Article ID: | iaor2000302 |
Country: | United Kingdom |
Volume: | 3D |
Issue: | 5 |
Start Page Number: | 275 |
End Page Number: | 296 |
Publication Date: | Sep 1998 |
Journal: | Transportation Research. Part D, Transport and Environment |
Authors: | Nero Giovanni, Black John A. |
Keywords: | geography & environment |
Previous studies into hub airports have tended to concentrate on the economic dimensions, such as market power, airline fares and barriers to entry. Airline hubbing has considerably altered airport economics: it increases the number of flights into and out of a major airport and it increases externalities such as airside and landside congestion, aircraft noise and emissions. The principal contribution of our paper is to focus on the environmental externalities associated with extensive hubbing. Such externalities are equally relevant to other large airports. We first present a conceptual spatial model which addresses the environmental impacts related to extensive hubbing: increase in environmental costs, and spatial redistribution of environmental externalities.
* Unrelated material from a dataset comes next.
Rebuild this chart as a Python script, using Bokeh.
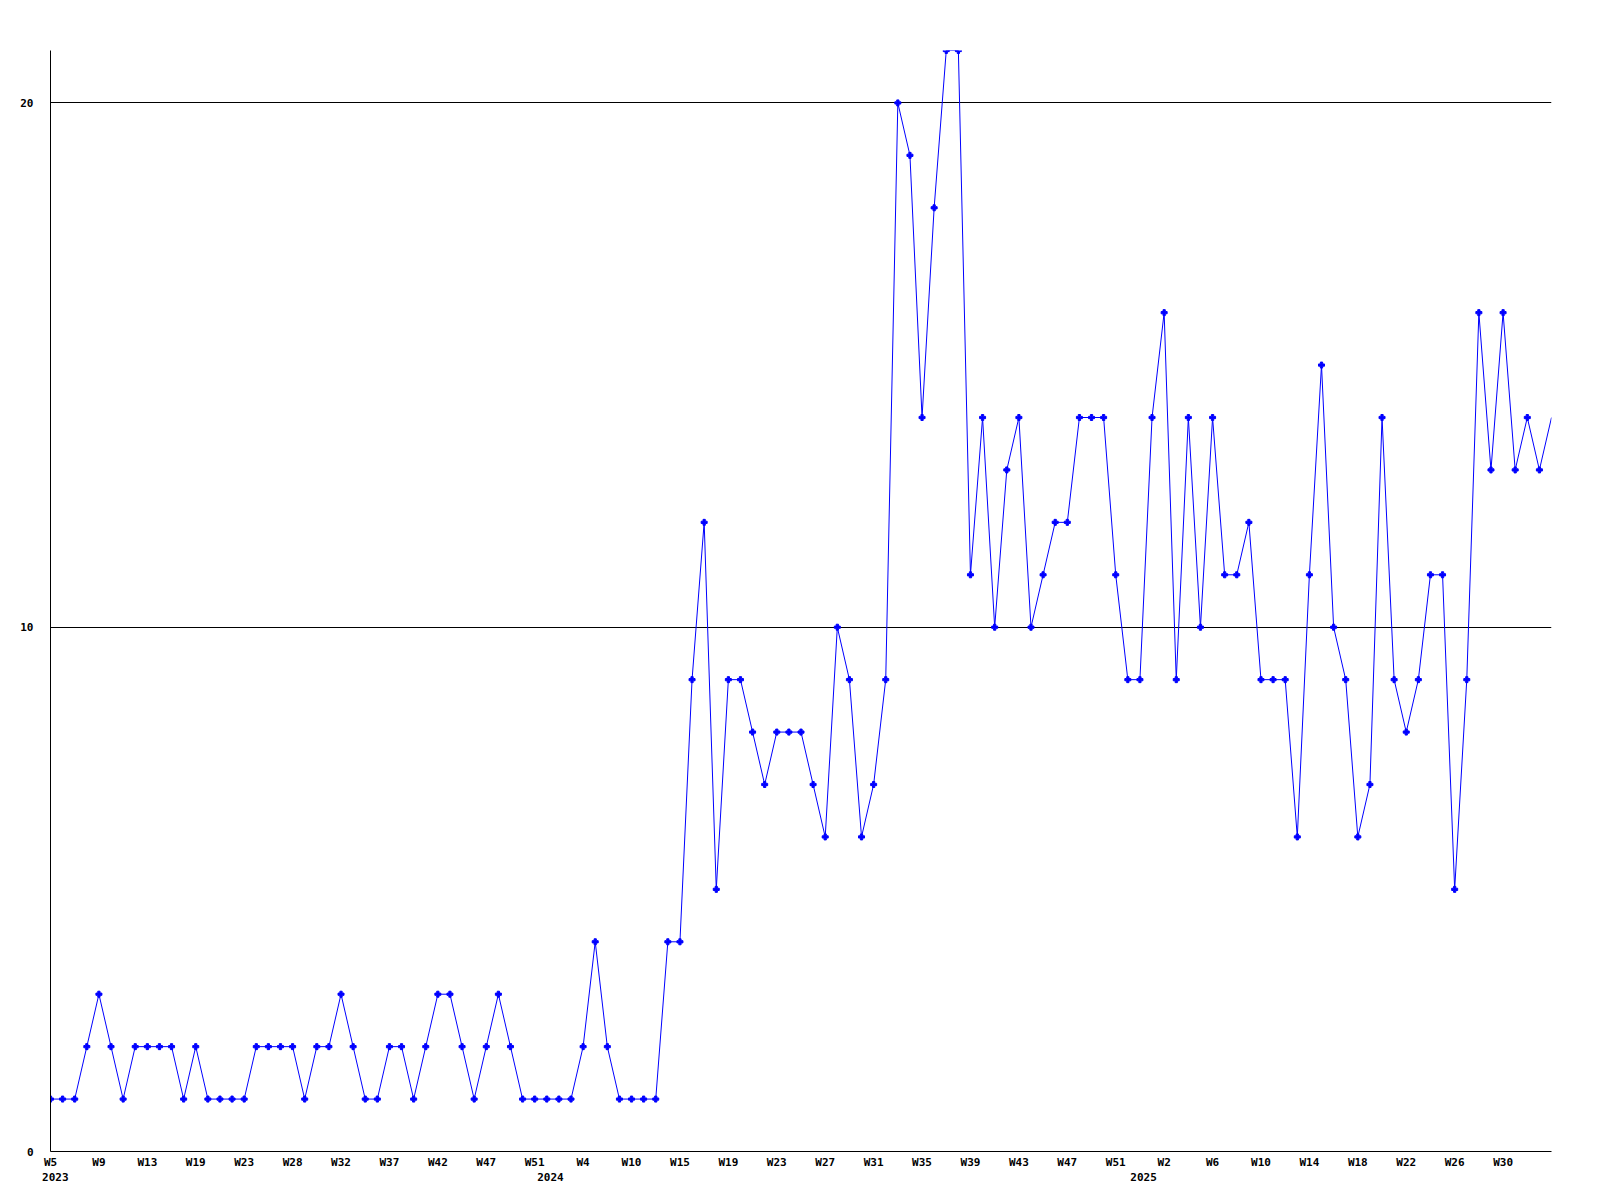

Then, we formally address the conceptual problem by proposing a model of airline economics. Schmalensee's model is adapted to allow for a monopolist airline to determine the optimal network, and to set prices and the number of flights. Finally, the paper explores the effect of charging the airline for these externalities through an ‘environmental’ tax when it operates a hub-and-spoke network. We examine two scenarios, a passenger-related tax and an aircraft-related tax, and show the extent to which prices and the number of flights are affected by the tax.